### Instructions to follow
Pictures stay out of the copy; restate everything else in the material exactly.

### Dataset extract
----------------
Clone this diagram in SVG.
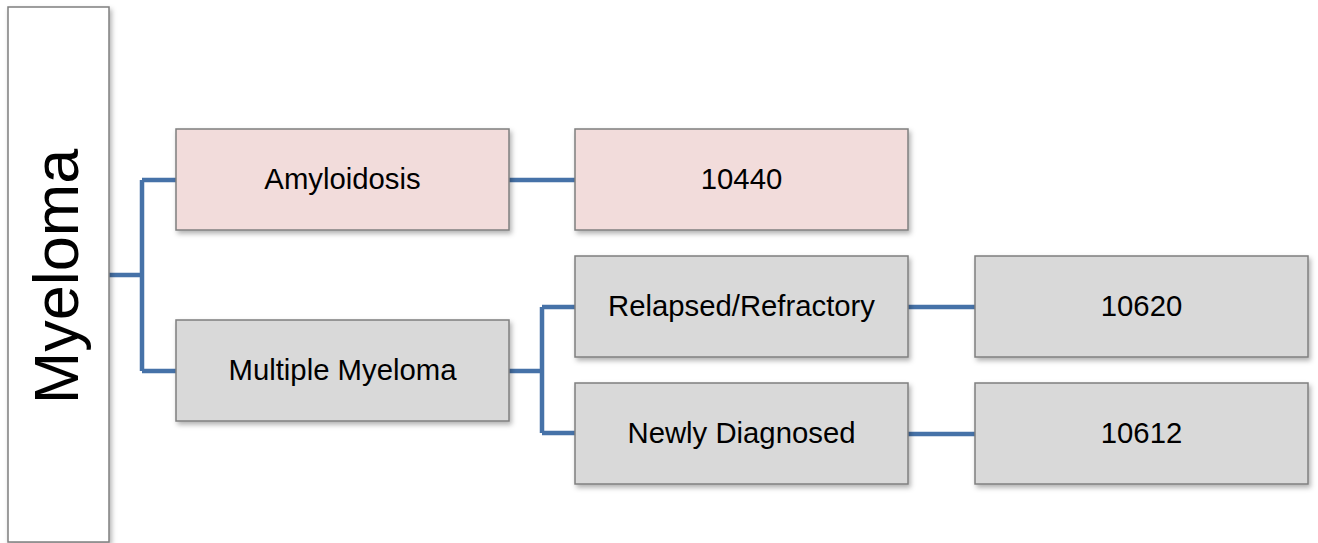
<svg xmlns="http://www.w3.org/2000/svg" width="1318" height="543" viewBox="0 0 1318 543">
  <defs>
    <filter id="sh" x="-10%" y="-10%" width="130%" height="130%">
      <feDropShadow dx="2" dy="3" stdDeviation="2.5" flood-color="#000" flood-opacity="0.3"/>
    </filter>
    <style>
      .box { stroke: #7f7f7f; stroke-width: 1.5; filter: url(#sh); }
      .pink { fill: #f2dcdb; }
      .gray { fill: #d9d9d9; }
      .white { fill: #ffffff; }
      .lbl { font-family: "Liberation Sans", Arial, sans-serif; font-size: 29.3px; fill: #000; text-anchor: middle; }
      .conn { fill: none; stroke: #4672a8; stroke-width: 4.5; stroke-linejoin: round; }
    </style>
  </defs>
  <rect width="1318" height="543" fill="#ffffff"/>

  <g id="connectors">
    <path class="conn" d="M109,275 H142 M142,180 V371 M142,180 H176 M142,371 H176"/>
    <path class="conn" d="M509,180 H575"/>
    <path class="conn" d="M509,371 H542 M542,307 V433 M542,307 H575 M542,433 H575"/>
    <path class="conn" d="M908,307 H975"/>
    <path class="conn" d="M908,434 H975"/>
  </g>

  <g id="node-myeloma">
    <rect class="box white" x="8" y="7" width="101" height="535"/>
    <text class="lbl" style="font-size:63px" transform="translate(78,276.5) rotate(-90)" x="0" y="0">Myeloma</text>
  </g>

  <g id="node-amyloidosis">
    <rect class="box pink" x="176" y="129" width="333" height="101"/>
    <text class="lbl" x="342.5" y="189">Amyloidosis</text>
  </g>

  <g id="node-10440">
    <rect class="box pink" x="575" y="129" width="333" height="101"/>
    <text class="lbl" x="741.5" y="189">10440</text>
  </g>

  <g id="node-multiple-myeloma">
    <rect class="box gray" x="176" y="320" width="333" height="101"/>
    <text class="lbl" x="342.5" y="380">Multiple Myeloma</text>
  </g>

  <g id="node-relapsed">
    <rect class="box gray" x="575" y="256" width="333" height="101"/>
    <text class="lbl" x="741.5" y="316">Relapsed/Refractory</text>
  </g>

  <g id="node-newly">
    <rect class="box gray" x="575" y="383" width="333" height="101"/>
    <text class="lbl" x="741.5" y="443">Newly Diagnosed</text>
  </g>

  <g id="node-10620">
    <rect class="box gray" x="975" y="256" width="333" height="101"/>
    <text class="lbl" x="1141.5" y="316">10620</text>
  </g>

  <g id="node-10612">
    <rect class="box gray" x="975" y="383" width="333" height="101"/>
    <text class="lbl" x="1141.5" y="443">10612</text>
  </g>
</svg>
----------------
### Exercise result
Clone this diagram in SVG.
<svg xmlns="http://www.w3.org/2000/svg" width="1318" height="543" viewBox="0 0 1318 543">
  <defs>
    <filter id="sh" x="-10%" y="-10%" width="130%" height="130%">
      <feDropShadow dx="2" dy="3" stdDeviation="2.5" flood-color="#000" flood-opacity="0.3"/>
    </filter>
    <style>
      .box { stroke: #7f7f7f; stroke-width: 1.5; filter: url(#sh); }
      .pink { fill: #f2dcdb; }
      .gray { fill: #d9d9d9; }
      .white { fill: #ffffff; }
      .lbl { font-family: "Liberation Sans", Arial, sans-serif; font-size: 29.3px; fill: #000; text-anchor: middle; }
      .conn { fill: none; stroke: #4672a8; stroke-width: 4.5; stroke-linejoin: round; }
    </style>
  </defs>
  <rect width="1318" height="543" fill="#ffffff"/>

  <g id="connectors">
    <path class="conn" d="M109,275 H142 M142,180 V371 M142,180 H176 M142,371 H176"/>
    <path class="conn" d="M509,180 H575"/>
    <path class="conn" d="M509,371 H542 M542,307 V433 M542,307 H575 M542,433 H575"/>
    <path class="conn" d="M908,307 H975"/>
    <path class="conn" d="M908,434 H975"/>
  </g>

  <g id="node-myeloma">
    <rect class="box white" x="8" y="7" width="101" height="535"/>
    <text class="lbl" style="font-size:63px" transform="translate(78,276.5) rotate(-90)" x="0" y="0">Myeloma</text>
  </g>

  <g id="node-amyloidosis">
    <rect class="box pink" x="176" y="129" width="333" height="101"/>
    <text class="lbl" x="342.5" y="189">Amyloidosis</text>
  </g>

  <g id="node-10440">
    <rect class="box pink" x="575" y="129" width="333" height="101"/>
    <text class="lbl" x="741.5" y="189">10440</text>
  </g>

  <g id="node-multiple-myeloma">
    <rect class="box gray" x="176" y="320" width="333" height="101"/>
    <text class="lbl" x="342.5" y="380">Multiple Myeloma</text>
  </g>

  <g id="node-relapsed">
    <rect class="box gray" x="575" y="256" width="333" height="101"/>
    <text class="lbl" x="741.5" y="316">Relapsed/Refractory</text>
  </g>

  <g id="node-newly">
    <rect class="box gray" x="575" y="383" width="333" height="101"/>
    <text class="lbl" x="741.5" y="443">Newly Diagnosed</text>
  </g>

  <g id="node-10620">
    <rect class="box gray" x="975" y="256" width="333" height="101"/>
    <text class="lbl" x="1141.5" y="316">10620</text>
  </g>

  <g id="node-10612">
    <rect class="box gray" x="975" y="383" width="333" height="101"/>
    <text class="lbl" x="1141.5" y="443">10612</text>
  </g>
</svg>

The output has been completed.